Desmontando el mito de la austeridad
El dominio de la ideología neoliberal ha reducido en gran medida el debate económico a una cuestión de matices. Y el horizonte de una alternativa económica convincente permanece desastrosamente, peligrosamente esquivo. Ni la alternancia política entre socialdemócratas y conservadores ha impedido que la narrativa del déficit público como el mayor de los peligros, el problema económico por antonomasia, haya variado. Ambos han sucumbido a la austeridad -con su furia asfixiante de recortes y de ajustes, con su terrible potencial destructivo- como único tratamiento posible ante la crisis. Reducir el gasto social, evitar a todo precio el déficit público, obligar a las administraciones a no vivir por encima de sus posibilidades presupuestarias, a funcionar al dictado de una disciplina impuesta, con un rigor extremo, han sido parte de un creencia casi religiosa -la «inevitable» austeridad- de la que sus devotos empiezan ya a dudar.
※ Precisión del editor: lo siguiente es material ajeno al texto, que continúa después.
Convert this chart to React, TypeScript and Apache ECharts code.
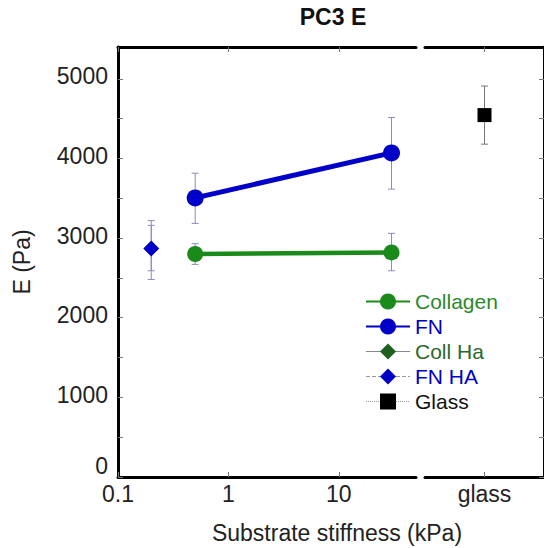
import React, { useEffect, useRef } from "react";
import * as echarts from "echarts";

const FONT = "'Liberation Sans', Arial, sans-serif";

// Data
const stiffness = [0.5, 30];
const collagenE = [2800, 2820];
const collagenLow = [2670, 2590];
const collagenHigh = [2930, 3060];
const fnE = [3505, 4070];
const fnLow = [3185, 3615];
const fnHigh = [3815, 4515];
const haStiffness = [0.2];
const collHaE = [2865];
const collHaLow = [2590];
const collHaHigh = [3160];
const fnHaE = [2870];
const fnHaLow = [2480];
const fnHaHigh = [3220];
const glassCategories = ["glass"];
const glassE = [4545];
const glassLow = [4180];
const glassHigh = [4910];

const xTickValues = [0.1, 1, 10];
const yLabelValues = [0, 1000, 2000, 3000, 4000, 5000];
const yTickValues = [0, 500, 1000, 1500, 2000, 2500, 3000, 3500, 4000, 4500, 5000];

const GREEN = "#1a8a1a";
const DARK_GREEN = "#1f5f1f";
const BLUE = "#0000c8";
const ERR = "#8c8cb4";

function errorRender(color: string) {
  return (params: any, api: any) => {
    const x = api.value(0);
    const lo = api.coord([x, api.value(1)]);
    const hi = api.coord([x, api.value(2)]);
    const cap = 3.5;
    const style = { stroke: color, lineWidth: 1 };
    return {
      type: "group",
      children: [
        { type: "line", shape: { x1: lo[0], y1: lo[1], x2: hi[0], y2: hi[1] }, style },
        { type: "line", shape: { x1: lo[0] - cap, y1: lo[1], x2: lo[0] + cap, y2: lo[1] }, style },
        { type: "line", shape: { x1: hi[0] - cap, y1: hi[1], x2: hi[0] + cap, y2: hi[1] }, style },
      ],
    };
  };
}

export default function App() {
  const ref = useRef<HTMLDivElement>(null);
  useEffect(() => {
    if (!ref.current) return;
    const chart = echarts.init(ref.current, undefined, { renderer: "svg" });
    const axisLine = { show: true, onZero: false, lineStyle: { color: "#000", width: 3 } };
    const tick = (values: any[]) => ({
      show: true,
      inside: true,
      length: 5,
      customValues: values,
      lineStyle: { color: "#777", width: 1 },
    });
    const option: any = {
      animation: false,
      textStyle: { fontFamily: FONT },
      grid: [
        { left: 118, top: 47, width: 298, height: 430 },
        { left: 425, top: 47, width: 124, height: 430 },
      ],
      xAxis: [
        {
          gridIndex: 0,
          type: "log",
          logBase: 10,
          min: 0.1,
          max: 50,
          position: "bottom",
          axisLine,
          axisTick: tick(xTickValues),
          minorTick: { show: false },
          splitLine: { show: false },
          axisLabel: {
            customValues: xTickValues,
            fontSize: 23,
            color: "#222",
            fontFamily: FONT,
            margin: 5,
            formatter: (v: number) => (v < 1 ? v.toFixed(1) : String(Math.round(v))),
          },
        },
        {
          gridIndex: 0,
          type: "log",
          logBase: 10,
          min: 0.1,
          max: 50,
          position: "top",
          axisLine,
          axisTick: tick(xTickValues),
          minorTick: { show: false },
          splitLine: { show: false },
          axisLabel: { show: false },
        },
        {
          gridIndex: 1,
          type: "category",
          data: glassCategories,
          position: "bottom",
          axisLine,
          axisTick: { show: true, inside: true, length: 5, alignWithLabel: true, lineStyle: { color: "#777" } },
          axisLabel: { fontSize: 23, color: "#222", fontFamily: FONT, margin: 5 },
          splitLine: { show: false },
        },
        {
          gridIndex: 1,
          type: "category",
          data: glassCategories,
          position: "top",
          axisLine,
          axisTick: { show: true, inside: true, length: 5, alignWithLabel: true, lineStyle: { color: "#777" } },
          axisLabel: { show: false },
          splitLine: { show: false },
        },
      ],
      yAxis: [
        {
          gridIndex: 0,
          type: "value",
          min: 0,
          max: 5400,
          position: "left",
          axisLine,
          axisTick: tick(yTickValues),
          splitLine: { show: false },
          axisLabel: {
            customValues: yLabelValues,
            fontSize: 23,
            color: "#222",
            fontFamily: FONT,
            margin: 10,
            formatter: (v: number) => (v === 0 ? "{z|0}" : "{n|" + String(v) + "}"),
            rich: {
              z: { fontSize: 23, fontFamily: FONT, color: "#222", padding: [0, 0, 22, 0] },
              n: { fontSize: 23, fontFamily: FONT, color: "#222", padding: [0, 0, 5, 0] },
            },
          },
          name: "E (Pa)",
          nameLocation: "middle",
          nameGap: 85,
          nameTextStyle: { fontSize: 23, color: "#222", fontFamily: FONT },
        },
        {
          gridIndex: 1,
          type: "value",
          min: 0,
          max: 5400,
          position: "right",
          axisLine,
          axisTick: tick(yTickValues),
          splitLine: { show: false },
          axisLabel: { show: false },
        },
      ],
      legend: {
        orient: "vertical",
        left: 360,
        top: 286,
        itemWidth: 44,
        itemHeight: 20,
        itemGap: 4,
        textStyle: { fontSize: 21, fontFamily: FONT },
        data: [
          { name: "Collagen", textStyle: { color: "#2a8a2a" } },
          { name: "FN", textStyle: { color: BLUE } },
          { name: "Coll Ha", textStyle: { color: "#2a6a2a" }, lineStyle: { color: "#888", width: 1 } },
          { name: "FN HA", textStyle: { color: BLUE }, lineStyle: { color: "#999", width: 1, type: "dashed" } },
          { name: "Glass", textStyle: { color: "#111" }, lineStyle: { color: "#999", width: 1, type: "dotted" } },
        ],
      },
      series: [
        {
          type: "custom",
          name: "err-collagen",
          xAxisIndex: 0,
          yAxisIndex: 0,
          renderItem: errorRender(ERR),
          data: stiffness.map((s, i) => [s, collagenLow[i], collagenHigh[i]]),
          z: 1,
          silent: true,
        },
        {
          type: "custom",
          name: "err-fn",
          xAxisIndex: 0,
          yAxisIndex: 0,
          renderItem: errorRender(ERR),
          data: stiffness.map((s, i) => [s, fnLow[i], fnHigh[i]]),
          z: 1,
          silent: true,
        },
        {
          type: "custom",
          name: "err-collha",
          xAxisIndex: 0,
          yAxisIndex: 0,
          renderItem: errorRender(ERR),
          data: haStiffness.map((s, i) => [s, collHaLow[i], collHaHigh[i]]),
          z: 1,
          silent: true,
        },
        {
          type: "custom",
          name: "err-fnha",
          xAxisIndex: 0,
          yAxisIndex: 0,
          renderItem: errorRender(ERR),
          data: haStiffness.map((s, i) => [s, fnHaLow[i], fnHaHigh[i]]),
          z: 1,
          silent: true,
        },
        {
          type: "custom",
          name: "err-glass",
          xAxisIndex: 2,
          yAxisIndex: 1,
          renderItem: errorRender("#777"),
          data: glassCategories.map((c, i) => [i, glassLow[i], glassHigh[i]]),
          z: 1,
          silent: true,
        },
        {
          type: "line",
          name: "Collagen",
          xAxisIndex: 0,
          yAxisIndex: 0,
          data: stiffness.map((s, i) => [s, collagenE[i]]),
          symbol: "circle",
          symbolSize: 16,
          itemStyle: { color: GREEN },
          lineStyle: { color: GREEN, width: 4.5 },
          z: 3,
        },
        {
          type: "line",
          name: "FN",
          xAxisIndex: 0,
          yAxisIndex: 0,
          data: stiffness.map((s, i) => [s, fnE[i]]),
          symbol: "circle",
          symbolSize: 17,
          itemStyle: { color: BLUE },
          lineStyle: { color: BLUE, width: 5 },
          z: 3,
        },
        {
          type: "line",
          name: "Coll Ha",
          xAxisIndex: 0,
          yAxisIndex: 0,
          data: haStiffness.map((s, i) => [s, collHaE[i]]),
          symbol: "diamond",
          symbolSize: 14,
          itemStyle: { color: DARK_GREEN },
          lineStyle: { color: "#888", width: 1 },
          z: 3,
        },
        {
          type: "line",
          name: "FN HA",
          xAxisIndex: 0,
          yAxisIndex: 0,
          data: haStiffness.map((s, i) => [s, fnHaE[i]]),
          symbol: "diamond",
          symbolSize: 16,
          itemStyle: { color: BLUE },
          lineStyle: { color: "#999", width: 1, type: "dashed" },
          z: 4,
        },
        {
          type: "line",
          name: "Glass",
          xAxisIndex: 2,
          yAxisIndex: 1,
          data: glassE,
          symbol: "rect",
          symbolSize: 14,
          itemStyle: { color: "#000" },
          lineStyle: { color: "#999", width: 1, type: "dotted" },
          z: 3,
        },
      ],
      graphic: [
        {
          type: "text",
          x: 333,
          y: 17,
          style: {
            text: "PC3 E",
            fontSize: 23,
            fontWeight: "bold",
            fontFamily: FONT,
            fill: "#111",
            align: "center",
            verticalAlign: "middle",
          },
        },
        {
          type: "text",
          x: 337,
          y: 533,
          style: {
            text: "Substrate stiffness (kPa)",
            fontSize: 23,
            fontFamily: FONT,
            fill: "#222",
            align: "center",
            verticalAlign: "middle",
          },
        },
      ],
    };
    chart.setOption(option);
    return () => chart.dispose();
  }, []);
  return (
    <div
      ref={ref}
      style={{ position: "fixed", left: 0, top: 0, width: 544, height: 548, background: "#fff" }}
    />
  );
}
El Fondo Monetario Internacional, que falló estrepitosamente a la hora de predecir la crisis y tanto contribuyó a su expansión, reconoce ahora en un informe que subestimó el efecto de la austeridad sobre el desempleo. Asimismo, el Instituto de Macroeconomía y Estudios Coyunturales de Alemania recomienda un cambio radical de estrategia. ¡A buenas horas!, podría exclamarse, para después preguntarse por qué han tardado tanto en reconocerlo cuando todos los indicativos apuntaban a un daño severo en la economía.
Cuesta creer que gobiernos que tienen encomendada la mejora del bienestar de sus ciudadanos apliquen deliberadamente políticas que obligan a la gente al desempleo. Pero así es. Las exigencias de los mercados han limitando seriamente el funcionamiento democrático. Estos prefieren «inversores competentes» que «electores inconscientes». Por ello, desmontar el mito y desechar los fundamentos de la austeridad requiere ante todo la recuperación del control ciudadano sobre las decisiones que determinan la vida de la gente.